# Supplied material:
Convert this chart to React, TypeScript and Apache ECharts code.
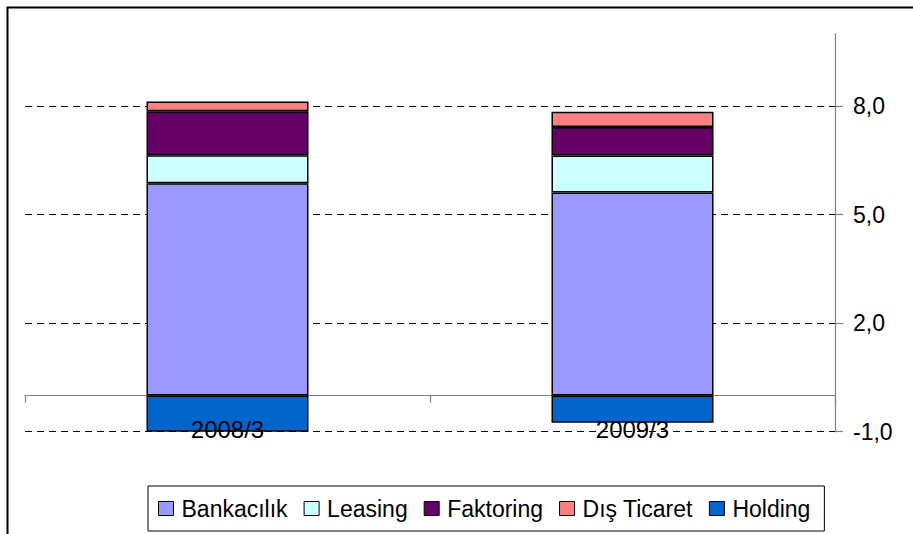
import React, { useEffect, useRef } from "react";
import * as echarts from "echarts";

const categories = ["2008/3", "2009/3"];
const bankacilik = [5.86, 5.61];
const leasing = [0.78, 1.02];
const faktoring = [1.21, 0.79];
const disTicaret = [0.27, 0.42];
const holding = [-1.0, -0.75];
const yTicks = [-1, 2, 5, 8];

const seriesDefs = [
  { name: "Bankacılık", data: bankacilik, color: "#9999FF" },
  { name: "Leasing", data: leasing, color: "#CCFFFF" },
  { name: "Faktoring", data: faktoring, color: "#660066" },
  { name: "Dış Ticaret", data: disTicaret, color: "#FF8080" },
  { name: "Holding", data: holding, color: "#0066CC" },
];

const FONT = "'Liberation Sans', Arial, sans-serif";

export default function App() {
  const ref = useRef<HTMLDivElement>(null);
  useEffect(() => {
    if (!ref.current) return;
    const chart = echarts.init(ref.current, null, { renderer: "svg" });
    chart.setOption({
      animation: false,
      backgroundColor: "#ffffff",
      textStyle: { fontFamily: FONT },
      graphic: [
        {
          type: "rect",
          shape: { x: 7.5, y: 7.5, width: 1000, height: 1000 },
          style: { fill: "none", stroke: "#000", lineWidth: 2 },
          z: 100,
        },
      ],
      grid: {
        left: 25,
        right: 78,
        top: 33.5,
        bottom: 102.3,
        containLabel: false,
        outerBoundsMode: "none",
      },
      legend: {
        left: 148,
        top: 486,
        orient: "horizontal",
        icon: "rect",
        itemWidth: 15,
        itemHeight: 14,
        itemGap: 16,
        padding: [11, 14, 11, 10],
        borderColor: "#000",
        borderWidth: 1,
        itemStyle: { borderColor: "#000", borderWidth: 1 },
        textStyle: {
          fontFamily: FONT,
          fontSize: 23,
          color: "#000",
          padding: [0, 0, 0, 3],
        },
        data: seriesDefs.map((s) => s.name),
      },
      xAxis: [
        {
          type: "category",
          data: categories,
          position: "bottom",
          z: 0,
          axisLine: {
            show: true,
            onZero: true,
            onZeroAxisIndex: 0,
            lineStyle: { color: "#808080", width: 1.2 },
          },
          axisTick: {
            show: true,
            alignWithLabel: false,
            inside: false,
            length: 7,
            lineStyle: { color: "#808080", width: 1.2 },
          },
          axisLabel: { show: false },
          splitLine: { show: false },
        },
        {
          type: "category",
          data: categories,
          position: "bottom",
          z: 10,
          axisLine: { show: false, onZero: false },
          axisTick: { show: false },
          axisLabel: {
            show: true,
            margin: -14,
            fontSize: 24,
            color: "#000",
            fontFamily: FONT,
          },
          splitLine: { show: false },
        },
      ],
      yAxis: {
        type: "value",
        position: "right",
        min: -1,
        max: 10,
        axisLine: { show: true, lineStyle: { color: "#808080", width: 1.2 } },
        axisTick: {
          show: true,
          inside: false,
          length: 8,
          customValues: yTicks,
          lineStyle: { color: "#808080", width: 1.2 },
        },
        axisLabel: {
          show: true,
          customValues: yTicks,
          margin: 18,
          fontSize: 23,
          color: "#000",
          fontFamily: FONT,
          formatter: (v: number) => v.toFixed(1).replace(".", ","),
        },
        splitLine: {
          show: true,
          lineStyle: { color: "#000", type: [7, 5], width: 1 },
        },
      },
      series: seriesDefs.map((s) => ({
        name: s.name,
        type: "bar",
        stack: "total",
        xAxisIndex: 0,
        barWidth: "40%",
        data: s.data,
        itemStyle: { color: s.color, borderColor: "#000", borderWidth: 1.5 },
        emphasis: { disabled: true },
      })),
    });
    return () => chart.dispose();
  }, []);
  return (
    <div
      ref={ref}
      style={{ position: "absolute", left: 0, top: 0, width: 913, height: 534 }}
    />
  );
}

# Exercise:
Look for the word "React" in every line of the listing and copy the lines that have it.

# Solved exercise:
Convert this chart to React, TypeScript and Apache ECharts code.
import React, { useEffect, useRef } from "react";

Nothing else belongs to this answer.